> **Information supplied**:
** Begin **

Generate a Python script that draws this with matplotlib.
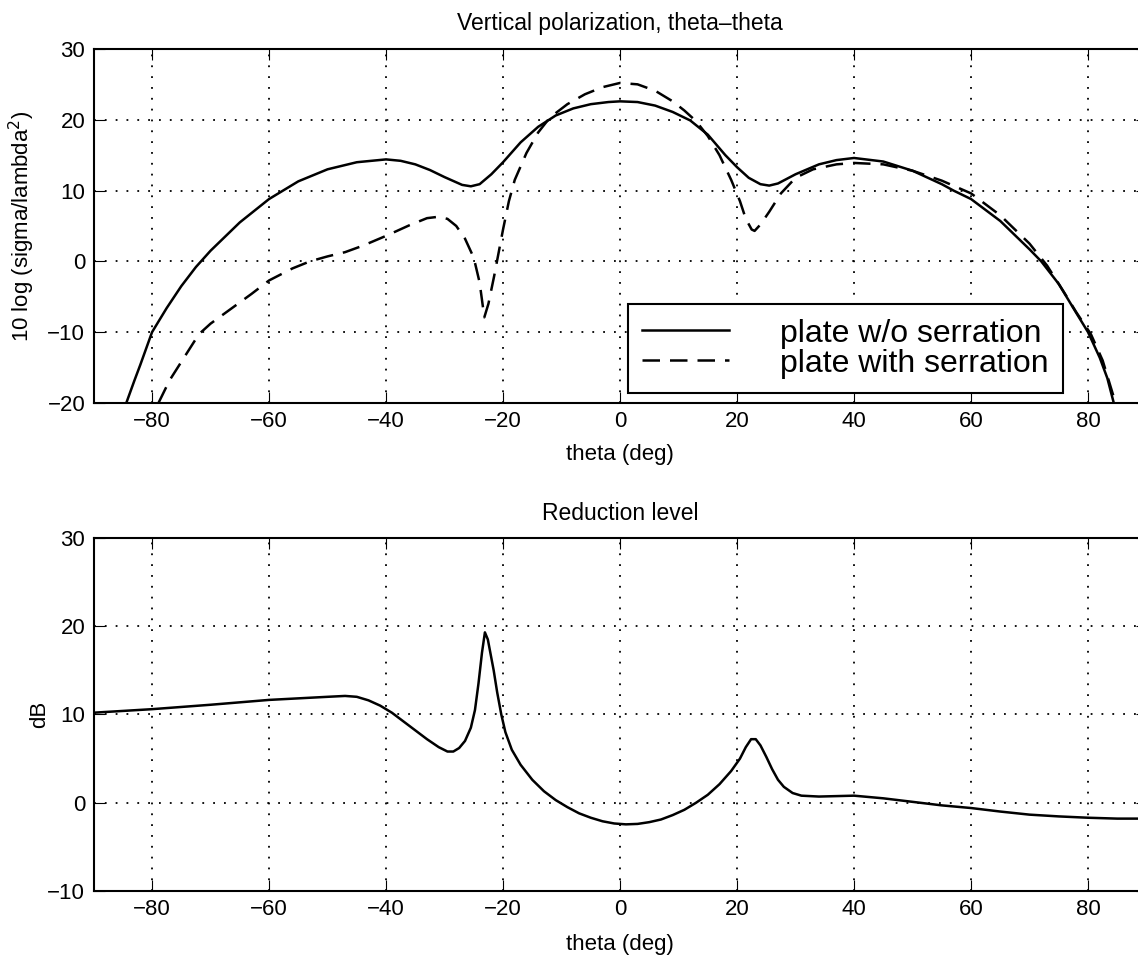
import numpy as np
import matplotlib
matplotlib.use('Agg')
import matplotlib.pyplot as plt
from matplotlib.lines import Line2D

plt.rcParams['font.family'] = ['Liberation Sans', 'DejaVu Sans']
plt.rcParams['font.size'] = 16
plt.rcParams['axes.linewidth'] = 1.5
plt.rcParams['xtick.direction'] = 'in'
plt.rcParams['ytick.direction'] = 'in'
plt.rcParams['xtick.top'] = True
plt.rcParams['ytick.right'] = True
plt.rcParams['xtick.major.size'] = 8
plt.rcParams['ytick.major.size'] = 8
plt.rcParams['xtick.major.pad'] = 6
plt.rcParams['ytick.major.pad'] = 6

# RCS of the plain plate (theta in deg, 10 log(sigma/lambda^2))
th_plain = [-84.4, -83, -82, -80, -77.5, -75, -72.5, -70, -65, -60, -55, -50,
            -45, -40, -37.5, -35, -32.5, -30, -27, -25.5, -24, -22, -20, -17, -14, -11, -8,
            -5, -2, 0, 3, 6, 9, 12, 15, 18, 20, 22, 24, 25.5, 27, 30, 34, 37,
            40, 45, 50, 55, 57, 60, 65, 70, 72, 75, 78, 80, 82, 83.3, 84.4]
val_plain = [-20, -16.8, -14.6, -10, -6.6, -3.5, -0.8, 1.5, 5.5, 8.8, 11.3, 13.0,
             14.0, 14.4, 14.2, 13.7, 12.9, 11.9, 10.8, 10.6, 10.9, 12.3, 14.0, 16.8, 19.0, 20.6, 21.6,
             22.2, 22.5, 22.6, 22.5, 22.0, 21.1, 19.9, 17.9, 15.0, 13.3, 11.8, 10.9, 10.7, 11.0, 12.3, 13.7, 14.3,
             14.6, 14.1, 12.8, 10.9, 10.0, 8.8, 5.7, 1.7, 0.0, -3.2, -7.3, -10.0, -13.6, -16.5, -20]

# RCS of the serrated plate
th_serr = [-78.9, -77, -75, -72, -70, -66, -63, -60, -56, -53, -50, -47, -44,
           -40, -36, -33, -31, -29.5, -28, -26.5, -25, -24, -23.2, -22.5, -21.5,
           -20, -19, -18, -16, -14, -12, -9, -6, -3, 0, 3, 6, 9, 11, 13, 15,
           17, 19, 20.5, 21.5, 22.5, 23, 24, 25.5, 27.5, 30, 33, 37, 40, 45,
           50, 55, 60, 65, 70, 73, 76, 78, 80.5, 82.5, 84.7]
val_serr = [-20, -16.8, -14.2, -10.3, -8.8, -6.4, -4.6, -2.7, -1.0, 0.0, 0.7, 1.3, 2.2,
            3.6, 5.1, 6.1, 6.3, 6.0, 5.0, 3.2, 0.5, -3.0, -7.9, -6.0, -2.0,
            4.5, 8.5, 11.5, 15.3, 18.2, 20.3, 22.2, 23.6, 24.6, 25.2, 25.0, 24.1, 22.6, 21.3, 19.8, 17.7,
            15.0, 11.5, 8.5, 6.0, 4.5, 4.3, 5.2, 7.0, 9.6, 11.8, 13.0, 13.7, 13.9, 13.7,
            12.8, 11.4, 9.6, 6.5, 2.5, -0.6, -4.5, -7.2, -10.3, -14.0, -20]

# reduction level (dB)
th_red = [-90, -80, -70, -60, -50, -47, -45, -43, -41, -39, -37, -35, -33, -31,
          -29.5, -28.5, -27.5, -26.5, -25.5, -24.8, -24.2, -23.6, -23.1, -22.6,
          -22.2, -21.6, -21, -20.3, -19.6, -18.5, -17, -15, -13, -11, -9, -7,
          -5, -3, -1, 1, 3, 5, 7, 9, 11, 13, 15, 17, 19, 20.5, 21.5, 22.4, 23.2,
          24, 25, 26, 27, 28, 29.5, 31, 34, 40, 45, 50, 55, 60, 65, 70, 75, 80,
          85, 90]
val_red = [10.2, 10.6, 11.1, 11.65, 12.0, 12.1, 12.0, 11.6, 11.0, 10.2, 9.2, 8.2, 7.2, 6.3,
           5.8, 5.8, 6.2, 7.0, 8.5, 10.5, 13.5, 17.0, 19.3, 18.5,
           17.1, 15.0, 12.5, 10.0, 8.0, 6.0, 4.3, 2.6, 1.3, 0.3, -0.5, -1.2,
           -1.7, -2.1, -2.35, -2.45, -2.4, -2.2, -1.9, -1.4, -0.8, 0.0, 0.9, 2.1, 3.6, 5.0, 6.3, 7.2, 7.2,
           6.5, 5.2, 3.8, 2.6, 1.8, 1.1, 0.8, 0.7, 0.8, 0.5, 0.1, -0.3, -0.6, -1.0, -1.35, -1.55, -1.7,
           -1.8, -1.8]

xticks = np.arange(-80, 81, 20)
grid_kw = dict(color='k', linestyle=(0, (1, 5)), linewidth=1.3)
dash = (0, (7, 4))

fig = plt.figure(figsize=(11.38, 9.56), dpi=100)

# top: scattering patterns
ax1 = fig.add_axes([0.0822, 0.5785, 0.9253, 0.3703])
ax1.plot(th_plain, val_plain, 'k-', lw=1.8)
ax1.plot(th_serr, val_serr, 'k', ls=dash, lw=1.8)
ax1.set_xlim(-90, 90)
ax1.set_ylim(-20, 30)
ax1.set_xticks(xticks)
ax1.set_yticks(np.arange(-20, 31, 10))
ax1.grid(True, **grid_kw)
ax1.set_title('Vertical polarization, theta\u2013theta', fontsize=16.5, pad=14)
ax1.set_xlabel('theta (deg)', fontsize=16)
ax1.set_ylabel('10 log (sigma/lambda$^2$)', fontsize=16)
ax1.yaxis.set_label_coords(-0.054, 0.5)
ax1.xaxis.set_label_coords(0.5, -0.115)

handles = [Line2D([], [], color='k', lw=1.8),
           Line2D([], [], color='k', lw=1.8, ls=dash)]
leg = ax1.legend(handles, ['plate w/o serration', 'plate with serration'],
                 loc='lower left', bbox_to_anchor=(0.5076, 0.028),
                 borderaxespad=0, fontsize=23, fancybox=False, framealpha=1,
                 edgecolor='k', handlelength=2.7, handletextpad=1.6,
                 labelspacing=0.0, borderpad=0.45)
leg.get_frame().set_linewidth(1.5)

# bottom: reduction level
ax2 = fig.add_axes([0.0822, 0.068, 0.9253, 0.3693])
ax2.plot(th_red, val_red, 'k-', lw=1.8)
ax2.set_xlim(-90, 90)
ax2.set_ylim(-10, 30)
ax2.set_xticks(xticks)
ax2.set_yticks(np.arange(-10, 31, 10))
ax2.grid(True, **grid_kw)
ax2.set_title('Reduction level', fontsize=16.5, pad=13)
ax2.set_xlabel('theta (deg)', fontsize=16)
ax2.set_ylabel('dB', fontsize=16)
ax2.yaxis.set_label_coords(-0.041, 0.5)
ax2.xaxis.set_label_coords(0.5, -0.122)

fig.savefig('out.png', dpi=100)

** End **

> **Directive**: Pictures excluded, repeat exactly the lines from the top of the material through the line with "-13.6, -16.5, -20]", including both of those lines.

> **Response to the task**:
Generate a Python script that draws this with matplotlib.
import numpy as np
import matplotlib
matplotlib.use('Agg')
import matplotlib.pyplot as plt
from matplotlib.lines import Line2D

plt.rcParams['font.family'] = ['Liberation Sans', 'DejaVu Sans']
plt.rcParams['font.size'] = 16
plt.rcParams['axes.linewidth'] = 1.5
plt.rcParams['xtick.direction'] = 'in'
plt.rcParams['ytick.direction'] = 'in'
plt.rcParams['xtick.top'] = True
plt.rcParams['ytick.right'] = True
plt.rcParams['xtick.major.size'] = 8
plt.rcParams['ytick.major.size'] = 8
plt.rcParams['xtick.major.pad'] = 6
plt.rcParams['ytick.major.pad'] = 6

# RCS of the plain plate (theta in deg, 10 log(sigma/lambda^2))
th_plain = [-84.4, -83, -82, -80, -77.5, -75, -72.5, -70, -65, -60, -55, -50,
            -45, -40, -37.5, -35, -32.5, -30, -27, -25.5, -24, -22, -20, -17, -14, -11, -8,
            -5, -2, 0, 3, 6, 9, 12, 15, 18, 20, 22, 24, 25.5, 27, 30, 34, 37,
            40, 45, 50, 55, 57, 60, 65, 70, 72, 75, 78, 80, 82, 83.3, 84.4]
val_plain = [-20, -16.8, -14.6, -10, -6.6, -3.5, -0.8, 1.5, 5.5, 8.8, 11.3, 13.0,
             14.0, 14.4, 14.2, 13.7, 12.9, 11.9, 10.8, 10.6, 10.9, 12.3, 14.0, 16.8, 19.0, 20.6, 21.6,
             22.2, 22.5, 22.6, 22.5, 22.0, 21.1, 19.9, 17.9, 15.0, 13.3, 11.8, 10.9, 10.7, 11.0, 12.3, 13.7, 14.3,
             14.6, 14.1, 12.8, 10.9, 10.0, 8.8, 5.7, 1.7, 0.0, -3.2, -7.3, -10.0, -13.6, -16.5, -20]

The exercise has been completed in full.